• _Dataset section_:
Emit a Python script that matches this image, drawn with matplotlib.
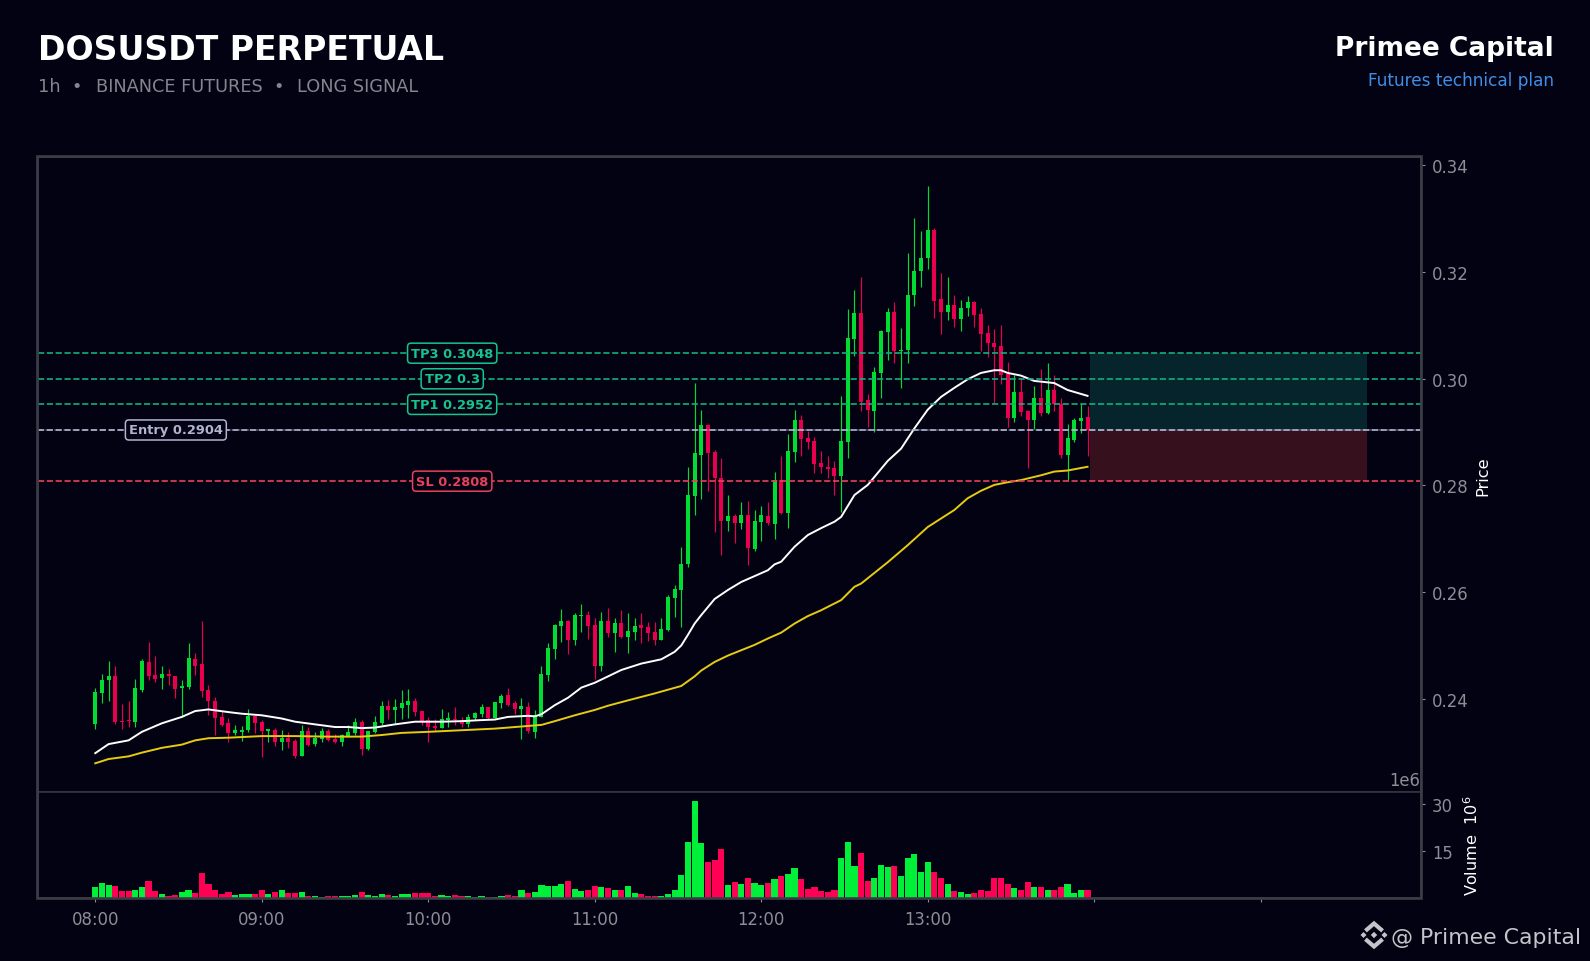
import matplotlib
matplotlib.use("Agg")
import matplotlib.pyplot as plt
from matplotlib.patches import Polygon, Rectangle
from matplotlib.lines import Line2D
from matplotlib.transforms import Affine2D

BG = '#030212'
W, H = 1590, 962

opens = [.2352,.2411,.2435,.2442,.2358,.2360,.2356,.2416,.2469,.2444,.2439,.2446,.2442,.2420,.2422,.2474,.2465,.2416,.2396,.2366,
         .2354,.2336,.2337,.2341,.2367,.2356,.2339,.2341,.2319,.2326,.2321,.2292,.2339,.2315,.2324,.2339,.2324,.2319,.2330,.2336,
         .2356,.2305,.2337,.2354,.2386,.2379,.2382,.2388,.2396,.2377,.2360,.2349,.2345,.2360,.2361,.2361,.2352,.2364,.2371,.2384,
         .2364,.2392,.2407,.2392,.2380,.2384,.2337,.2366,.2444,.2493,.2536,.2546,.2510,.2555,.2557,.2538,.2461,.2546,.2523,.2542,
         .2516,.2525,.2538,.2534,.2525,.2510,.2529,.2589,.2604,.2652,.2780,.2857,.2913,.2862,.2814,.2733,.2742,.2729,.2744,.2681,
         .2731,.2742,.2727,.2810,.2748,.2862,.2922,.2889,.2883,.2842,.2834,.2832,.2817,.2881,.3074,.3123,.2960,.2939,.3011,.3087,
         .3125,.3052,.3054,.3157,.3202,.3226,.3279,.3149,.3125,.3138,.3112,.3132,.3144,.3121,.3086,.3067,.3061,.3009,.2926,.2975,
         .2939,.2922,.2964,.2936,.2979,.2952,.2857,.2885,.2921,.2928]
highs = [.2421,.2447,.2471,.2461,.2390,.2395,.2438,.2475,.2506,.2480,.2461,.2455,.2442,.2435,.2504,.2485,.2546,.2426,.2404,.2377,
         .2364,.2350,.2349,.2380,.2369,.2360,.2343,.2345,.2341,.2337,.2324,.2351,.2347,.2337,.2345,.2343,.2333,.2334,.2351,.2364,
         .2361,.2339,.2367,.2395,.2397,.2400,.2416,.2419,.2401,.2377,.2365,.2362,.2380,.2376,.2384,.2366,.2372,.2376,.2390,.2385,
         .2394,.2409,.2421,.2396,.2402,.2394,.2379,.2461,.2504,.2540,.2568,.2547,.2561,.2577,.2564,.2552,.2562,.2571,.2552,.2566,
         .2560,.2551,.2561,.2544,.2544,.2552,.2594,.2613,.2684,.2835,.2993,.2941,.2916,.2867,.2851,.2783,.2747,.2769,.2771,.2754,
         .2761,.2769,.2825,.2855,.2896,.2942,.2932,.2902,.2890,.2864,.2855,.2845,.2967,.3130,.3166,.3191,.2972,.3023,.3091,.3132,
         .3144,.3096,.3235,.3301,.3278,.3361,.3282,.3198,.3190,.3158,.3147,.3156,.3146,.3132,.3101,.3094,.3101,.3031,.3007,.3001,
         .2941,.2987,.3018,.3029,.3008,.2964,.2916,.2926,.2954,.2949]
lows = [.2344,.2392,.2396,.2352,.2344,.2347,.2347,.2413,.2435,.2431,.2419,.2426,.2402,.2366,.2419,.2444,.2403,.2369,.2332,.2349,
        .2319,.2332,.2321,.2337,.2336,.2291,.2319,.2311,.2304,.2307,.2289,.2292,.2311,.2311,.2319,.2321,.2317,.2311,.2329,.2332,
        .2294,.2304,.2335,.2351,.2362,.2355,.2362,.2364,.2367,.2351,.2319,.2339,.2345,.2347,.2351,.2347,.2347,.2360,.2366,.2362,
        .2363,.2382,.2386,.2372,.2324,.2336,.2326,.2366,.2434,.2474,.2507,.2484,.2501,.2525,.2512,.2437,.2452,.2516,.2488,.2514,
        .2485,.2510,.2504,.2508,.2500,.2510,.2527,.2554,.2535,.2647,.2744,.2775,.2790,.2713,.2669,.2715,.2692,.2719,.2651,.2677,
        .2696,.2726,.2700,.2747,.2720,.2844,.2855,.2868,.2823,.2823,.2814,.2782,.2750,.2852,.3043,.2939,.2909,.2901,.2964,.3035,
        .3029,.2983,.3030,.3137,.3172,.3206,.3114,.3084,.3110,.3097,.3090,.3117,.3097,.3052,.3041,.2954,.2991,.2909,.2919,.2930,
        .2832,.2906,.2930,.2934,.2939,.2851,.2809,.2881,.2899,.2855]
closes = [.2412,.2435,.2442,.2356,.2356,.2358,.2420,.2471,.2442,.2437,.2446,.2442,.2418,.2424,.2476,.2461,.2414,.2396,.2364,.2351,
          .2336,.2341,.2341,.2367,.2354,.2339,.2343,.2319,.2326,.2319,.2292,.2339,.2313,.2326,.2339,.2322,.2319,.2332,.2337,.2356,
          .2305,.2339,.2356,.2386,.2379,.2384,.2392,.2396,.2375,.2356,.2347,.2345,.2362,.2364,.2360,.2352,.2366,.2373,.2384,.2364,
          .2394,.2405,.2388,.2380,.2386,.2339,.2369,.2446,.2495,.2538,.2546,.2510,.2557,.2557,.2536,.2461,.2546,.2523,.2542,.2516,
          .2527,.2536,.2532,.2523,.2510,.2531,.2591,.2606,.2652,.2782,.2861,.2913,.2861,.2814,.2733,.2742,.2729,.2744,.2682,.2733,
          .2744,.2729,.2810,.2748,.2864,.2922,.2887,.2881,.2840,.2834,.2830,.2817,.2883,.3076,.3123,.2956,.2941,.3012,.3089,.3125,
          .3052,.3054,.3157,.3202,.3226,.3279,.3146,.3125,.3138,.3112,.3132,.3144,.3119,.3084,.3067,.3059,.3007,.2926,.2975,.2937,
          .2922,.2964,.2936,.2979,.2952,.2857,.2889,.2922,.2926,.2904]
volumes = [3.6,4.9,4.2,3.9,2.3,2.3,2.6,3.6,5.5,2.3,1.4,0.7,1.1,2.0,2.6,1.7,8.0,4.5,2.6,1.4,
           2.0,1.1,1.4,1.4,1.4,2.6,1.4,2.0,2.6,1.7,1.7,2.0,0.7,0.7,0.4,0.7,0.7,0.7,0.7,1.1,
           2.0,1.1,0.7,1.4,1.1,0.7,1.4,1.4,1.7,1.7,1.7,0.7,1.1,0.7,1.1,0.7,0.7,0.4,0.7,0.4,
           0.4,0.7,1.1,0.7,2.6,1.7,2.0,4.2,3.9,3.9,4.5,5.5,3.0,2.3,2.6,3.9,3.6,3.3,2.6,2.6,
           3.9,1.7,1.4,0.7,0.7,0.7,1.4,2.6,7.4,17.8,30.8,17.5,11.5,12.1,15.6,4.2,5.2,4.5,6.4,4.9,
           4.2,4.9,6.1,7.1,7.7,9.6,6.1,3.0,3.6,2.3,2.0,2.6,12.8,17.8,10.2,14.4,5.5,6.4,10.6,9.9,
           10.2,7.1,12.8,14.0,8.3,11.5,8.3,6.4,4.5,2.3,2.0,1.4,1.7,2.6,2.3,6.4,6.4,4.5,3.3,2.6,
           5.2,3.6,3.6,2.6,2.6,3.6,4.5,1.7,2.6,2.6]

ema_fast_idx = [0,2,5,7,10,13,15,17,20,22,25,28,30,33,36,38,40,42,43,45,48,52,55,58,60,62,65,66,67,69,71,73,75,77,79,82,85,87,88,89,
                90,91,93,95,97,99,101,102,103,105,107,109,111,112,114,116,119,121,123,125,127,129,131,133,135,136,137,139,141,144,146,149]
ema_fast = [.2298,.2315,.2322,.2338,.2354,.2366,.2377,.2380,.2375,.2372,.2369,.2363,.2357,.2352,.2347,.2347,.2345,.2346,.2348,.2352,
            .2357,.2357,.2358,.2360,.2361,.2366,.2368,.2367,.2371,.2388,.2402,.2421,.2430,.2442,.2454,.2466,.2474,.2488,.2500,.2520,
            .2541,.2557,.2587,.2604,.2619,.2630,.2641,.2652,.2657,.2685,.2707,.2720,.2732,.2741,.2782,.2801,.2846,.2869,.2907,.2942,
            .2966,.2983,.2999,.3011,.3016,.3016,.3011,.3006,.2996,.2992,.2979,.2968]
ema_slow_idx = [0,2,5,7,10,13,15,17,20,25,30,35,38,40,43,46,50,55,60,65,67,69,72,75,77,80,84,88,90,91,93,95,97,99,101,103,105,107,109,112,
                114,115,119,122,125,127,129,131,133,135,137,139,142,144,146,149]
ema_slow = [.2279,.2287,.2292,.2299,.2308,.2314,.2322,.2326,.2327,.2330,.2330,.2329,.2329,.2329,.2332,.2336,.2338,.2341,.2344,.2349,
            .2351,.2358,.2369,.2379,.2387,.2397,.2410,.2424,.2442,.2453,.2469,.2481,.2491,.2501,.2513,.2524,.2541,.2555,.2566,.2585,
            .2610,.2616,.2656,.2688,.2722,.2738,.2754,.2776,.2790,.2801,.2806,.2810,.2819,.2826,.2828,.2835]

tick_positions = [0,25,50,75,100,125,150,175]
tick_labels = ['08:00','09:00','10:00','11:00','12:00','13:00','','']
price_ticks = [0.24,0.26,0.28,0.30,0.32,0.34]
volume_ticks = [15,30]
levels = [('TP3 0.3048',0.3048,'#12b07c',53.6),('TP2 0.3',0.3000,'#12b07c',53.6),('TP1 0.2952',0.2952,'#12b07c',53.6),
          ('Entry 0.2904',0.2904,'#b0b4d0',12.1),('SL 0.2808',0.2808,'#e8405c',53.6)]
entry, stop, target = 0.2904, 0.2808, 0.3048
plan_start, plan_end = 149.4, 191.0

UP, DOWN = '#00dc32', '#e8004e'
VUP, VDOWN = '#00f03a', '#ff0055'
GREY = '#8e8e96'

fig = plt.figure(figsize=(W/100, H/100), dpi=100, facecolor=BG)
L, R = 38/W, 1420.5/W
TOP, MID, BOT = 158.2, 793.2, 899.0
ax = fig.add_axes([L, 1-MID/H, R-L, (MID-TOP)/H], facecolor=BG)
vax = fig.add_axes([L, 1-BOT/H, R-L, (BOT-MID)/H], facecolor=BG, sharex=ax)

n = len(opens)
for i in range(n):
    up = closes[i] >= opens[i]
    c = UP if up else DOWN
    ax.vlines(i, lows[i], highs[i], color=c, lw=0.85, zorder=3)
    lo, hi = min(opens[i], closes[i]), max(opens[i], closes[i])
    ax.bar(i, max(hi-lo, 0.0002), bottom=lo, width=0.6, color=c, lw=0, zorder=3.2)
    vax.bar(i, volumes[i], width=0.92, color=VUP if up else VDOWN, lw=0, zorder=3)

ax.add_patch(Rectangle((plan_start, entry), plan_end-plan_start, target-entry, fc='#06242c', ec='none', zorder=1))
ax.add_patch(Rectangle((plan_start, stop), plan_end-plan_start, entry-stop, fc='#36101c', ec='none', zorder=1))

ax.plot(ema_fast_idx, ema_fast, color='white', lw=1.4, zorder=4)
ax.plot(ema_slow_idx, ema_slow, color='#e6cc10', lw=1.4, zorder=4)

for text, val, col, xpos in levels:
    ax.axhline(val, color=col, lw=1.2, ls='--', zorder=5)
    if text.startswith('Entry'):
        ax.axhline(val, color=col, lw=1.2, ls=(1.0, (3.7, 1.7)), alpha=0.4, zorder=5)
    tcol = '#16c48c' if text.startswith('TP') else col
    ax.text(xpos, val, text, color=tcol, fontsize=9.4, fontweight='bold', ha='center', va='center', zorder=6,
            bbox=dict(boxstyle='round,pad=0.27', fc=BG, ec=tcol, lw=1.1))

ax.set_xlim(-8.6, 199.0)
ax.set_ylim(0.22248, 0.34155)
vax.set_ylim(0, 33.6)

for a in (ax, vax):
    a.yaxis.tick_right()
    for s in a.spines.values():
        s.set_color('#33363e')
        s.set_linewidth(1.2)
    a.yaxis.set_label_position('right')
    a.tick_params(axis='y', colors=GREY, labelsize=11.9, length=3, width=0.8, pad=5.2)

ax.set_yticks(price_ticks)
ax.set_yticklabels([f'{p:.2f}' for p in price_ticks])
ax.tick_params(axis='x', bottom=False, labelbottom=False)
vax.set_yticks(volume_ticks)
vax.set_yticklabels([str(v) for v in volume_ticks])
vax.set_xticks(tick_positions)
vax.set_xticklabels(tick_labels)
vax.tick_params(axis='x', colors=GREY, labelsize=11.9, length=3, width=0.8, pad=6)

ax.set_ylabel('Price', color='white', fontsize=11.6)
ax.yaxis.set_label_coords(1.0400, 0.5)
vax.set_ylabel('Volume  $10^{6}$', color='white', fontsize=11.6)
vax.yaxis.set_label_coords(1.0299, 0.5)
vax.text(0.9995, 1.03, '1e6', transform=vax.transAxes, color=GREY, fontsize=11.9, ha='right', va='bottom')

# pixel helper for decoration
px = Affine2D().scale(1/W, -1/H).translate(0, 1) + fig.transFigure
fig.add_artist(Rectangle((36.7, 157), 1421.3-36.7, 898.9-157, fill=False, ec='#3a3d46', lw=1.9, transform=px, zorder=10))

def label(x, y, s, **kw):
    fig.text(x/W, 1-y/H, s, va='baseline', **kw)

SUB = '#85858e'
label(38, 60.5, 'DOSUSDT PERPETUAL', color='white', fontsize=23.9, fontweight='bold')
label(38.5, 92.5, '1h', color=SUB, fontsize=12.8)
label(77, 92.5, '•', color=SUB, fontsize=12.8, ha='center')
label(95.5, 92.5, 'BINANCE FUTURES', color=SUB, fontsize=12.8)
label(279, 92.5, '•', color=SUB, fontsize=12.8, ha='center')
label(297, 92.5, 'LONG SIGNAL', color=SUB, fontsize=12.8)
label(1554, 56, 'Primee Capital', color='white', fontsize=19, fontweight='bold', ha='right')
label(1554, 86, 'Futures technical plan', color='#3f8fe6', fontsize=12.2, ha='right')
label(1581, 944, '@ Primee Capital', color='#c4c4ca', fontsize=15.8, ha='right')

cx, cy = 1374, 936
logo = '#c4c4ca'
for dx, dy, r in [(0, 0, 3.2), (-10.5, 0, 3.0), (10.5, 0, 3.0)]:
    fig.add_artist(Polygon([(cx+dx-r, cy+dy), (cx+dx, cy+dy-r), (cx+dx+r, cy+dy), (cx+dx, cy+dy+r)],
                           closed=True, fc=logo, ec='none', transform=px))
for sign in (-1, 1):
    fig.add_artist(Line2D([cx-7, cx, cx+7], [cy+sign*5.5, cy+sign*11.5, cy+sign*5.5],
                          color=logo, lw=3, solid_joinstyle='miter', transform=px))

fig.savefig('out.png', dpi=100, facecolor=BG)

• _Job_: Repeat, exactly and in full, each line from the start of the data to the line that contains "W, H = 1590, 962". Pictures do not go in.

• _The output_:
Emit a Python script that matches this image, drawn with matplotlib.
import matplotlib
matplotlib.use("Agg")
import matplotlib.pyplot as plt
from matplotlib.patches import Polygon, Rectangle
from matplotlib.lines import Line2D
from matplotlib.transforms import Affine2D

BG = '#030212'
W, H = 1590, 962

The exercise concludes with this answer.